De rechtbank ziet in dit geval aanleiding om af te wijken van de forfaitaire woonlast. De man heeft verklaard dat hij sinds januari 2023 niet meer in de echtelijke woning woont en dat hij bij kennissen verblijft. Volgens de man betaalt hij aan hen € 350,- á € 400,- per maand als bijdrage in de kosten van de huishouding. Hoewel de vrouw heeft aangevoerd dat de man dit bedrag niet inzichtelijk heeft gemaakt, vindt de rechtbank het aannemelijk dat de man een dergelijk bedrag moet betalen als vergoeding aan de kennissen bij wie hij verblijft. De rechtbank zal daarom voor de berekening van de draagkracht van de man € 400,- per maand als werkelijke woonlasten hanteren. Anders dan de man heeft aangevoerd gaat de rechtbank niet uit van de forfaitaire woonlast voor het geval dat de man binnenkort een eigen woning kan betreden, nu gebleken is dat de man al een jaar bij kennissen verblijft en er nog geen zicht op een eigen woning is. De rechtbank stelt voorop dat deze voorlopige vaststelling het karakter heeft van een ordemaatregel. Daarbij is het uitgangspunt dat wordt uitgegaan van de actuele situatie van partijen, voor zover de rechtbank daar voldoende inzicht in heeft. Indien de rechtbank onvoldoende inzicht in de situatie van partijen heeft, zal de rechtbank beoordelen wat zij redelijk acht en in dat kader een schatting maken.

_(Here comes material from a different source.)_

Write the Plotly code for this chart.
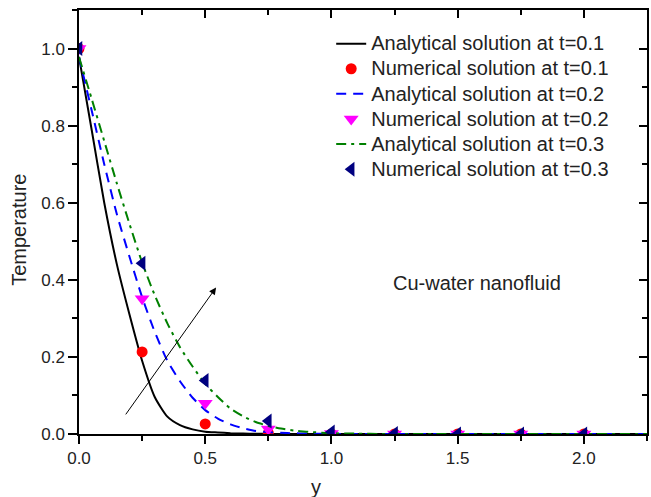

Uitgaande van werkelijke woonlasten van € 400,- per maand bedraagt de draagkracht van de man volgens de formule € 1.011,- per maand, te weten 70% x [3.114 - (400 + 1.270)].
Conclusie
Gelet op de gezamenlijke draagkracht van partijen van (€ 699,- + € 1.011,- =) € 1.710,- per maand bedraagt het eigen aandeel van de man in de kosten van de kinderen naar rato van zijn draagkracht (€ 1.011,- / € 1.710,- x € 1.393,- =) € 824,- per maand.
Op de door de man te betalen bijdrage dient in beginsel een zorgkorting in mindering te worden gebracht. De zorgkorting bedraagt een percentage van de behoefte, welk percentage afhankelijk is van de hoeveelheid omgang of zorg. Gelet op de vast te stellen voorlopige zorgregeling ziet de rechtbank aanleiding om rekening te houden met een zorgkorting van 15%. Het bedrag aan zorgkorting bedraagt € 209,- per maand (15% van € 1.393,-). De door de man te betalen voorlopige kinderalimentatie zal dan ook worden vastgesteld op een bedrag van € 615,- per maand, te weten € 307,- per maand per kind.

Beslissing

De rechtbank:
*
bepaalt dat de vrouw bij uitsluiting gerechtigd zal zijn tot het gebruik van de echtelijke woning te ( [postcode] ) 's-Gravenhage, aan de [adres] en beveelt mitsdien dat de man die woning dient te verlaten en verder niet mag betreden;
*
bepaalt dat de minderjarigen:
  • [kind 1] , geboren op [geboortedag 1] 2016 te [geboorteplaats] ;
  • [kind 2] , geboren op [geboortedag 2] 2019 te [geboorteplaats] ;
aan de vrouw zullen worden toevertrouwd;
*
bepaalt dat de man voorlopig gerechtigd is om:
- [kind 1] en [kind 2] bij zich te hebben om de week van vrijdag 17.00 uur tot zondag
12
uur;
- [kind 1] iedere dinsdag en donderdag van 17.30 uur tot 19.00 uur te begeleiden naar de voetbaltrainingen en iedere zaterdag naar de voetbalwedstrijden;
*
bepaalt dat de man aan de vrouw, met ingang van 5 januari 2024, voorlopig een kinderalimentatie ten behoeve van de minderjarigen(bij co-ouderschap eventueel:
medeverzorgt en opvoedt) van € 307,- per maand, per kind zal betalen, telkens bij vooruitbetaling te voldoen;
*
verklaart deze beschikking uitvoerbaar bij voorraad;
*
wijst af het meer of anders verzochte.